MEPS doctors say sedentary lifestyles bad for recruits’ supple bodies and soft, soft skin
SCHENECTADY, N.Y. — Doctors serving the nation’s Military Entrance Processing Stations (MEPS) issued a scathing indictment today about the quality of today’s recruits, carrying significant implications for a Department of Defense already struggling with recruiting.
“I’ve been at MEPS for 50 years, and these are the most disappointing buttholes I’ve ever seen,” said Dr. Beauregard Evanchuck, president of the Military Entrance Examiners Union. Asked to elaborate, he cited the twin evils of junk food and video games for rectums that appeared lifeless, wan, and lacking in spunk.

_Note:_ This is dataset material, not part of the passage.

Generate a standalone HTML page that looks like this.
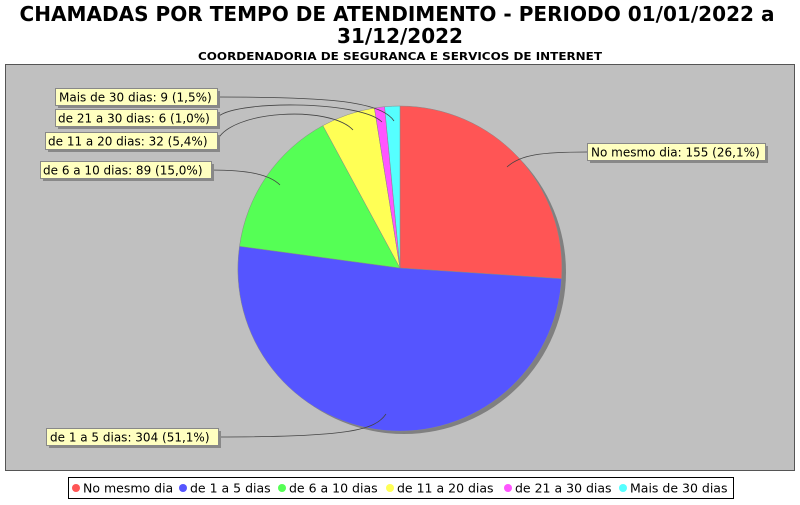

“These are not the buttholes that defeated the Nazis,” he said.
Defense officials have been sounding the alarm for years regarding a downward recruitment trend, with the Army alone falling 10,000 recruits short of its 2023 goal. But no one looks more intimately at the recruiting crisis than the doctors who see it up close. Indeed, for many recruits, these professionals are the first military authority figures they meet and superiors whose orders they feel obligated to follow.

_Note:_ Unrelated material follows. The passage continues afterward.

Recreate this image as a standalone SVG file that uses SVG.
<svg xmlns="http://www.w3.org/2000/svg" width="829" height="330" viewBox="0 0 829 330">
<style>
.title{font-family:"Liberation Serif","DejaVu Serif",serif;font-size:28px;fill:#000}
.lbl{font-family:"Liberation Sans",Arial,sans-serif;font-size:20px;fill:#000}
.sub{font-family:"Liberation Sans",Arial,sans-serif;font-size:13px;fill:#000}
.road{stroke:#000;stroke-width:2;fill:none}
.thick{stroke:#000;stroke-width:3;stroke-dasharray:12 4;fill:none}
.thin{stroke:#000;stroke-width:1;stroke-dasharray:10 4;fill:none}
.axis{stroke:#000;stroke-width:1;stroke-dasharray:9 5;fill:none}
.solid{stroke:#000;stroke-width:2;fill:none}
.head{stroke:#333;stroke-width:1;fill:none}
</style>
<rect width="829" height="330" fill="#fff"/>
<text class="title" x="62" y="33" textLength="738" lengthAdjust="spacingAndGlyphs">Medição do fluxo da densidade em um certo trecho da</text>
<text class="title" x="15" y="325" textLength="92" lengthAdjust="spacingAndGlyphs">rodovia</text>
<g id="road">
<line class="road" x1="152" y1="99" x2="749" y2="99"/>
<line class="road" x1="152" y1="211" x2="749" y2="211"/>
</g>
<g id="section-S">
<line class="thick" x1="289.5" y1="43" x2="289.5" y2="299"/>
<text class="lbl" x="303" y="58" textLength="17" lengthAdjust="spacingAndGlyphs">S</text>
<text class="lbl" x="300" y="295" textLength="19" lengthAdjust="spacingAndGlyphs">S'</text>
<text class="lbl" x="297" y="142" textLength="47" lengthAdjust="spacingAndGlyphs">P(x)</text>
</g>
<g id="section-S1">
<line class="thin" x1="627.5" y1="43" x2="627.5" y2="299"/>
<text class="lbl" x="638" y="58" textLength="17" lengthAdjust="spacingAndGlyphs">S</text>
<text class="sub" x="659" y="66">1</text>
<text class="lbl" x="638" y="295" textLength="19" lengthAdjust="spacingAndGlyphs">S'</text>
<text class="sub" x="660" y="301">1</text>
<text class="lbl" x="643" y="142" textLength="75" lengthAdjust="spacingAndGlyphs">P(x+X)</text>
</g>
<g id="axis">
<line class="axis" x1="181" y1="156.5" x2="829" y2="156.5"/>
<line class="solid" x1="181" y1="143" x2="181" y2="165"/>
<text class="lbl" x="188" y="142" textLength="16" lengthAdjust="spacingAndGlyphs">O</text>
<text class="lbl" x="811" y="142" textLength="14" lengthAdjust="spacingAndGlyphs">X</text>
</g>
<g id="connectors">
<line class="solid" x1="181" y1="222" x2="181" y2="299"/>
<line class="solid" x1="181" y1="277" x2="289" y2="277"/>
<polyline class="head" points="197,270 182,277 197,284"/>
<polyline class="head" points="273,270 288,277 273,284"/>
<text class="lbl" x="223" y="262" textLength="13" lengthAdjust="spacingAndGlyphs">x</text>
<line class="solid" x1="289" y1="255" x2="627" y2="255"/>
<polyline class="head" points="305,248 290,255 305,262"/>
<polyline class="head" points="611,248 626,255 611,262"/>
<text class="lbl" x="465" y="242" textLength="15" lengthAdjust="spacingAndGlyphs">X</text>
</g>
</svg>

“It's well known that Washington lost more men at Valley Forge to hemorrhoids than hunger or disease," said Dr. Farragut H. Fairbanks from his office in a van near the Schenectady MEPS. “But this goes way beyond buttholes. We used to routinely encounter youthful musculature infused with a subtle, graceful virility. Now, the boys’ muscle tone barely springs back from a gentle, medically-necessary caress.”

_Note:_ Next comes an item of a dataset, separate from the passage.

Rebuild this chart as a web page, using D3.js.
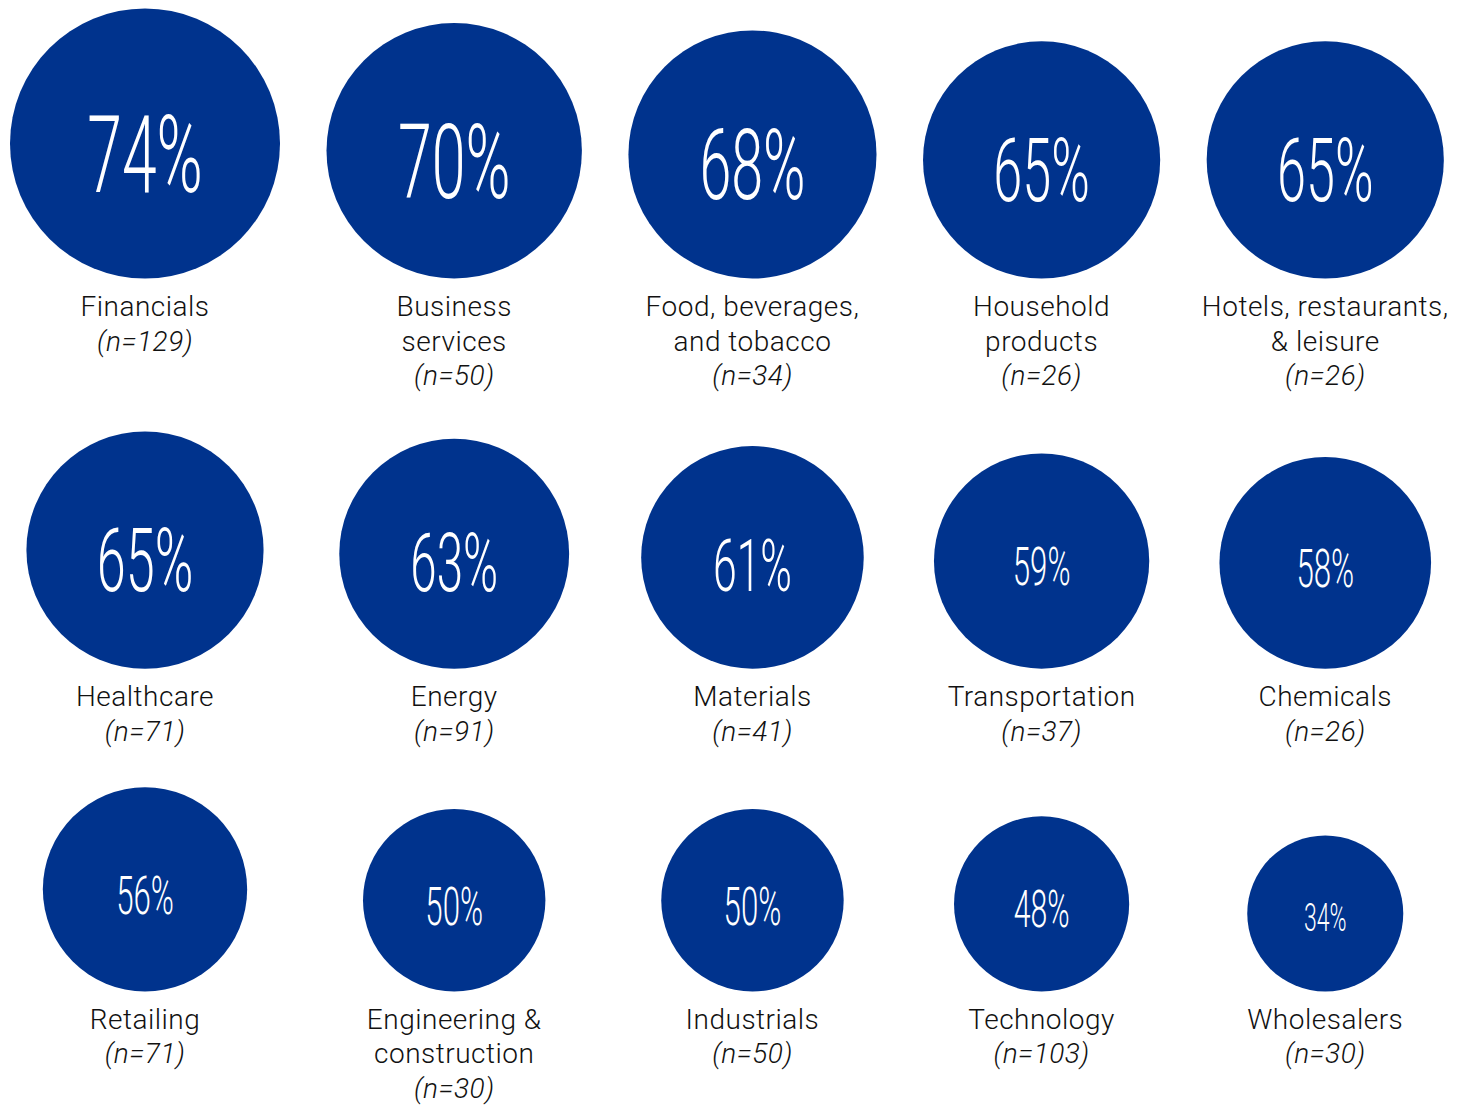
<!DOCTYPE html>
<html>
<head>
<meta charset="utf-8">
<script src="https://cdn.jsdelivr.net/npm/d3@7"></script>
<style>
  html, body { margin: 0; padding: 0; background: #fff; }
  svg { display: block; }
</style>
</head>
<body>
<svg id="chart" width="1471" height="1105"></svg>
<script>
// ---- data ----
const categories = [
  ["Financials"], ["Business", "services"], ["Food, beverages,", "and tobacco"], ["Household", "products"], ["Hotels, restaurants,", "& leisure"],
  ["Healthcare"], ["Energy"], ["Materials"], ["Transportation"], ["Chemicals"],
  ["Retailing"], ["Engineering &", "construction"], ["Industrials"], ["Technology"], ["Wholesalers"]
];
const values = [74, 70, 68, 65, 65, 65, 63, 61, 59, 58, 56, 50, 50, 48, 34];
const sampleSizes = [129, 50, 34, 26, 26, 71, 91, 41, 37, 26, 71, 30, 50, 103, 30];

// ---- layout / style ----
const perRow = 5;
const fill = "#00338d";
const textColor = "#111111";
const gapX = 46.5, leftEdge = 10, topEdge = 8.5;
const labelFirst = 37.5, lineH = 34.5, rowGap = 46.5;
const minR = 78;
const labelFont = 28;

const rScale = d3.scaleLinear().domain([0, 74]).range([0, 135]);
const radius = v => Math.max(rScale(v), minR);
// cap height of the percentage figures
const capScale = d3.scaleLinear()
  .domain([34, 50, 59, 61, 65, 70, 74])
  .range([28, 38, 38, 52, 63.5, 74, 76]);

const items = values.map((v, i) => ({
  v, n: sampleSizes[i], lines: categories[i],
  row: Math.floor(i / perRow), col: i % perRow, r: radius(v)
}));

// column centres: derived from first row packing
const firstRow = items.filter(d => d.row === 0);
const colX = [];
let cursorX = leftEdge;
firstRow.forEach((d, i) => {
  if (i > 0) cursorX += gapX;
  colX.push(cursorX + d.r);
  cursorX += 2 * d.r;
});

// row bottoms
const nRows = Math.ceil(items.length / perRow);
const rowBottom = [];
let cursorY = topEdge;
for (let r = 0; r < nRows; r++) {
  const rowItems = items.filter(d => d.row === r);
  const maxR = d3.max(rowItems, d => d.r);
  const maxLines = d3.max(rowItems, d => d.lines.length + 1);
  const bottom = cursorY + 2 * maxR;
  rowBottom.push(bottom);
  cursorY = bottom + labelFirst + lineH * (maxLines - 1) + rowGap;
}

const svg = d3.select("#chart");
const g = svg.selectAll("g.item").data(items).join("g")
  .attr("class", "item")
  .attr("transform", d => `translate(${colX[d.col]},${rowBottom[d.row]})`);

g.append("circle")
  .attr("cx", 0)
  .attr("cy", d => -d.r)
  .attr("r", d => d.r)
  .attr("fill", fill);

// percentage figures (condensed light)
g.each(function(d) {
  const cap = capScale(d.v);
  const fs = cap / 0.711;
  const cy = -d.r;
  const t = d3.select(this).append("text")
    .attr("text-anchor", "middle")
    .attr("font-family", "Roboto, 'DejaVu Sans', sans-serif")
    .attr("font-weight", 300)
    .attr("font-size", fs)
    .attr("fill", "#fff")
    .text(d.v + "%");
  const bb = t.node().getBBox();
  const targetW = cap * 1.52;
  const sx = targetW / bb.width;
  t.attr("transform", `translate(0,${cy + cap * 0.64}) scale(${sx},1)`);
});

// labels
g.each(function(d) {
  const sel = d3.select(this);
  const lines = d.lines.map(s => ({ s, italic: false })).concat([{ s: `(n=${d.n})`, italic: true }]);
  sel.selectAll("text.lbl").data(lines).join("text")
    .attr("class", "lbl")
    .attr("text-anchor", "middle")
    .attr("x", 0)
    .attr("y", (l, i) => labelFirst + i * lineH)
    .attr("font-family", "Roboto, 'Liberation Sans', sans-serif")
    .attr("font-weight", 300)
    .attr("font-style", l => l.italic ? "italic" : "normal")
    .attr("font-size", labelFont)
    .attr("letter-spacing", 0.5)
    .attr("fill", textColor)
    .text(l => l.s);
});
</script>
</body>
</html>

Choncey “Cho-Mo” Morris, retired naval aviator turned MEPS doctor and author of Turn and Cough: A Retrospective, was even more blunt.
“This is nothing short of existential for the MEPS medical community. Time was, I could assess the moxie of a recruit just by gliding the back of my hand every so lightly down the curve of his spine. Now? Those backs are a minefield of anime tattoos, Spicy Cheeto-fed-acne, and gaming chair sores. These aren’t the boys I want to see dressed smartly in crisp crackerjacks, cap jauntily skewed as if to say, ‘Come and get me, you bad men.’”
Morris later clarified through his lawyer that he was referring to America’s enemies.
Although critics for generations have questioned the utility of gratuitous nakedness, rectal gazing, and abject humiliation as practical medical screening tools, Evanchuck scoffed at naysayers. “If you can’t duckwalk at MEPS, how will you duckwalk at war?”
Handed a copy of the union’s press release in his Pentagon office, Maj. Gen. Burt Rockwell, commander of the U.S. Army Recruiting Command, validated the doctors’ general contentions.
“I’m not familiar with the union’s specific concerns, but there’s no doubt that top talent is an endangered species these days.” He noted a 2020 Pentagon study concluding that 77% of young Americans are unqualified for service.
“We used to get tough guys looking to prove themselves. Now we get overweight, overcaffeinated, wannabe Fortnight LARPers and ironic content creators pandering for clicks. Last month, my Harrisburg battalion only met quota because five kids wandered in chasing Charmander. I mean, how many intel troops do we really need?”
He added that he knew the recent Rand study, Why Are We Still Doing This?, which alleged a pernicious disconnect between medical screening criteria and the operational force's requirements. He agreed with the study’s recommended actions.
“But really, that could be the title of half the reports around here, so don’t hold your breath.”
Moments later, he looked up abruptly from his copy of the union press release.
“Wait, Evanchuck?” he said. “Jesus, he was my MEPS doc. How the hell is he still alive, let alone practicing again? Is he on supervised release or something?”
At press time, Rockwell declined further comment, crawled under a desk, and pulled his knees to his chest.
Mike Charlie Delta is pretty sure the yellowcake is going to turn up.